• [Written request]:
Transcribe the data in full and exactly, omitting any pictures.

• [Raw data]:
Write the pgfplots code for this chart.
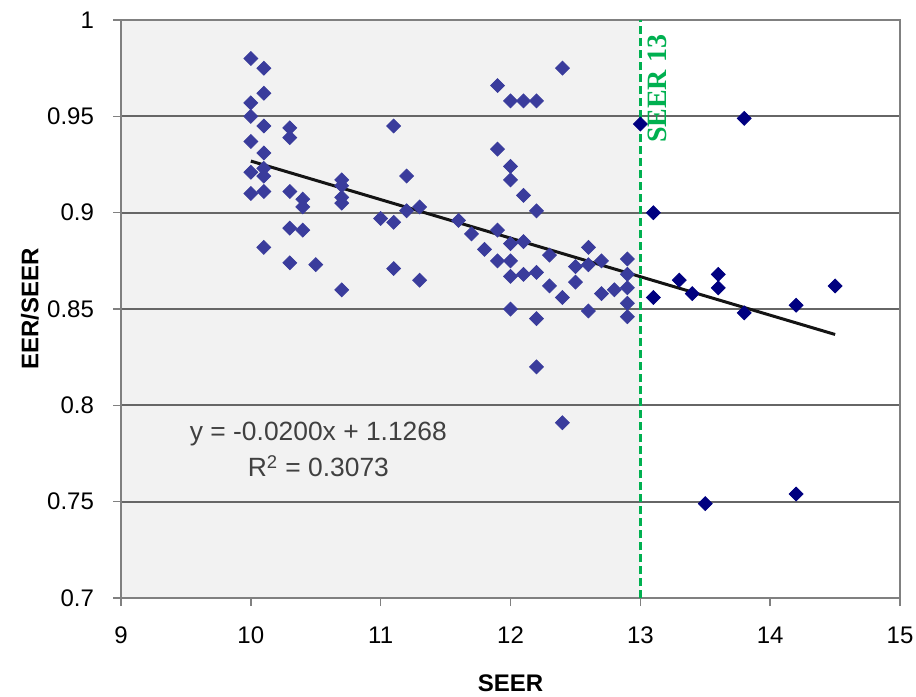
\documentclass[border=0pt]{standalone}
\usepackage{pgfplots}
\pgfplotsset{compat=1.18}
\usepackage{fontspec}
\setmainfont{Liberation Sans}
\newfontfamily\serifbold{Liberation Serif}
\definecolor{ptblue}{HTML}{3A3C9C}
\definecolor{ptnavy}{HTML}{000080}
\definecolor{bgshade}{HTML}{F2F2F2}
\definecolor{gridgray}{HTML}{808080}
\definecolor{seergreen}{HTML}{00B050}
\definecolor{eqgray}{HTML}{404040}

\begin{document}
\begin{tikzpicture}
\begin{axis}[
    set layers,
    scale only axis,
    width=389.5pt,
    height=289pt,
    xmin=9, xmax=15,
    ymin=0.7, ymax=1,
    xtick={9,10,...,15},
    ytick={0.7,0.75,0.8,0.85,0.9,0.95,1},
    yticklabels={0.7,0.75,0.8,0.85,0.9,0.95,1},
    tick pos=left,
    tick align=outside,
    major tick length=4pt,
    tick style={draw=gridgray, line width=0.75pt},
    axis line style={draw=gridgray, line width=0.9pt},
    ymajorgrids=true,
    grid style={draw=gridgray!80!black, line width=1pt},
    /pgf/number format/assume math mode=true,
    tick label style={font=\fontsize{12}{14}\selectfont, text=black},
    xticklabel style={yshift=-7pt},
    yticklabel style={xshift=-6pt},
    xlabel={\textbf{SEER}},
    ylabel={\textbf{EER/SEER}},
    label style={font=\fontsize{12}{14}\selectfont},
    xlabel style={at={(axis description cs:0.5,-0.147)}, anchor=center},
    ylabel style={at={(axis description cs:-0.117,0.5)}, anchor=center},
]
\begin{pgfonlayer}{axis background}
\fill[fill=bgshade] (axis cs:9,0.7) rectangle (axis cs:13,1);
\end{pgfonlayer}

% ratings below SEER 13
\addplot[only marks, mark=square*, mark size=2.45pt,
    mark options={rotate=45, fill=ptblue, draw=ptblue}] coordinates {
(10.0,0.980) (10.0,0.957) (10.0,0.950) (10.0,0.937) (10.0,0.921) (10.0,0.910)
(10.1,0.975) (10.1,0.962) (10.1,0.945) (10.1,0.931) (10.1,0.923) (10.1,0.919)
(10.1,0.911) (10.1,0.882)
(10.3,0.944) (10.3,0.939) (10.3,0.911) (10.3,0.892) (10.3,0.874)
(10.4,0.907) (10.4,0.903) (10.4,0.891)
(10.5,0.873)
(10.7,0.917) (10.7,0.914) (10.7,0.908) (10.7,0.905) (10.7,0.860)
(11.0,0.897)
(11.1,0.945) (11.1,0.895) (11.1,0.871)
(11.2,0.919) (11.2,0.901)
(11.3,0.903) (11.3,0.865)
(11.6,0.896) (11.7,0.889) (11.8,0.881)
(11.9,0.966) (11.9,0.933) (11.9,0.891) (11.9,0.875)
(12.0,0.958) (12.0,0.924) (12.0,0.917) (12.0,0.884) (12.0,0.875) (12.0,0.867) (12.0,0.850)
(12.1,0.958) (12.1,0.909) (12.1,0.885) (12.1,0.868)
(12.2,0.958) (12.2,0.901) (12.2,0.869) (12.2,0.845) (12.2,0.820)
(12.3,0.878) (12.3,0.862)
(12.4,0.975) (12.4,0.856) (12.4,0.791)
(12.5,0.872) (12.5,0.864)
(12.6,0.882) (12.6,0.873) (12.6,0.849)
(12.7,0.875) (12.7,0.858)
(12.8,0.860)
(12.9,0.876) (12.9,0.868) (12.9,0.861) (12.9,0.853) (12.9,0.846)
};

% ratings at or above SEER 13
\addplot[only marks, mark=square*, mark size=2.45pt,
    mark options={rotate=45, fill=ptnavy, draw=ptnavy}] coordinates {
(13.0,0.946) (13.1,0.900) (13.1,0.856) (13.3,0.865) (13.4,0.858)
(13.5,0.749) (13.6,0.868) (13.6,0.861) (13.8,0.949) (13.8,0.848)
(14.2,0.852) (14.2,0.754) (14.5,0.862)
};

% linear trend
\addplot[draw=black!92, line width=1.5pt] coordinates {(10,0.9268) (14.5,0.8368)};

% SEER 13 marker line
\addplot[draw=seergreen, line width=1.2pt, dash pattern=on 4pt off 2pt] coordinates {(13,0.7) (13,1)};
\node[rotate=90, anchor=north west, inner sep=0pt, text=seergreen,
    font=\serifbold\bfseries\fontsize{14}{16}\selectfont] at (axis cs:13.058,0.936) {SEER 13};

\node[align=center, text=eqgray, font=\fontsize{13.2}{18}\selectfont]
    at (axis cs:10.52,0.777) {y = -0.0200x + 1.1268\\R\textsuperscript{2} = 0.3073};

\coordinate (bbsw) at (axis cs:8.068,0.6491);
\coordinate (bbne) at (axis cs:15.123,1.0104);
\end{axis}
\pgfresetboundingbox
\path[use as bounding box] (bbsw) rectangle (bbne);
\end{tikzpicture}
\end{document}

• [Worked answer]:
Write the pgfplots code for this chart.
\documentclass[border=0pt]{standalone}
\usepackage{pgfplots}
\pgfplotsset{compat=1.18}
\usepackage{fontspec}
\setmainfont{Liberation Sans}
\newfontfamily\serifbold{Liberation Serif}
\definecolor{ptblue}{HTML}{3A3C9C}
\definecolor{ptnavy}{HTML}{000080}
\definecolor{bgshade}{HTML}{F2F2F2}
\definecolor{gridgray}{HTML}{808080}
\definecolor{seergreen}{HTML}{00B050}
\definecolor{eqgray}{HTML}{404040}

\begin{document}
\begin{tikzpicture}
\begin{axis}[
    set layers,
    scale only axis,
    width=389.5pt,
    height=289pt,
    xmin=9, xmax=15,
    ymin=0.7, ymax=1,
    xtick={9,10,...,15},
    ytick={0.7,0.75,0.8,0.85,0.9,0.95,1},
    yticklabels={0.7,0.75,0.8,0.85,0.9,0.95,1},
    tick pos=left,
    tick align=outside,
    major tick length=4pt,
    tick style={draw=gridgray, line width=0.75pt},
    axis line style={draw=gridgray, line width=0.9pt},
    ymajorgrids=true,
    grid style={draw=gridgray!80!black, line width=1pt},
    /pgf/number format/assume math mode=true,
    tick label style={font=\fontsize{12}{14}\selectfont, text=black},
    xticklabel style={yshift=-7pt},
    yticklabel style={xshift=-6pt},
    xlabel={\textbf{SEER}},
    ylabel={\textbf{EER/SEER}},
    label style={font=\fontsize{12}{14}\selectfont},
    xlabel style={at={(axis description cs:0.5,-0.147)}, anchor=center},
    ylabel style={at={(axis description cs:-0.117,0.5)}, anchor=center},
]
\begin{pgfonlayer}{axis background}
\fill[fill=bgshade] (axis cs:9,0.7) rectangle (axis cs:13,1);
\end{pgfonlayer}

% ratings below SEER 13
\addplot[only marks, mark=square*, mark size=2.45pt,
    mark options={rotate=45, fill=ptblue, draw=ptblue}] coordinates {
(10.0,0.980) (10.0,0.957) (10.0,0.950) (10.0,0.937) (10.0,0.921) (10.0,0.910)
(10.1,0.975) (10.1,0.962) (10.1,0.945) (10.1,0.931) (10.1,0.923) (10.1,0.919)
(10.1,0.911) (10.1,0.882)
(10.3,0.944) (10.3,0.939) (10.3,0.911) (10.3,0.892) (10.3,0.874)
(10.4,0.907) (10.4,0.903) (10.4,0.891)
(10.5,0.873)
(10.7,0.917) (10.7,0.914) (10.7,0.908) (10.7,0.905) (10.7,0.860)
(11.0,0.897)
(11.1,0.945) (11.1,0.895) (11.1,0.871)
(11.2,0.919) (11.2,0.901)
(11.3,0.903) (11.3,0.865)
(11.6,0.896) (11.7,0.889) (11.8,0.881)
(11.9,0.966) (11.9,0.933) (11.9,0.891) (11.9,0.875)
(12.0,0.958) (12.0,0.924) (12.0,0.917) (12.0,0.884) (12.0,0.875) (12.0,0.867) (12.0,0.850)
(12.1,0.958) (12.1,0.909) (12.1,0.885) (12.1,0.868)
(12.2,0.958) (12.2,0.901) (12.2,0.869) (12.2,0.845) (12.2,0.820)
(12.3,0.878) (12.3,0.862)
(12.4,0.975) (12.4,0.856) (12.4,0.791)
(12.5,0.872) (12.5,0.864)
(12.6,0.882) (12.6,0.873) (12.6,0.849)
(12.7,0.875) (12.7,0.858)
(12.8,0.860)
(12.9,0.876) (12.9,0.868) (12.9,0.861) (12.9,0.853) (12.9,0.846)
};

% ratings at or above SEER 13
\addplot[only marks, mark=square*, mark size=2.45pt,
    mark options={rotate=45, fill=ptnavy, draw=ptnavy}] coordinates {
(13.0,0.946) (13.1,0.900) (13.1,0.856) (13.3,0.865) (13.4,0.858)
(13.5,0.749) (13.6,0.868) (13.6,0.861) (13.8,0.949) (13.8,0.848)
(14.2,0.852) (14.2,0.754) (14.5,0.862)
};

% linear trend
\addplot[draw=black!92, line width=1.5pt] coordinates {(10,0.9268) (14.5,0.8368)};

% SEER 13 marker line
\addplot[draw=seergreen, line width=1.2pt, dash pattern=on 4pt off 2pt] coordinates {(13,0.7) (13,1)};
\node[rotate=90, anchor=north west, inner sep=0pt, text=seergreen,
    font=\serifbold\bfseries\fontsize{14}{16}\selectfont] at (axis cs:13.058,0.936) {SEER 13};

\node[align=center, text=eqgray, font=\fontsize{13.2}{18}\selectfont]
    at (axis cs:10.52,0.777) {y = -0.0200x + 1.1268\\R\textsuperscript{2} = 0.3073};

\coordinate (bbsw) at (axis cs:8.068,0.6491);
\coordinate (bbne) at (axis cs:15.123,1.0104);
\end{axis}
\pgfresetboundingbox
\path[use as bounding box] (bbsw) rectangle (bbne);
\end{tikzpicture}
\end{document}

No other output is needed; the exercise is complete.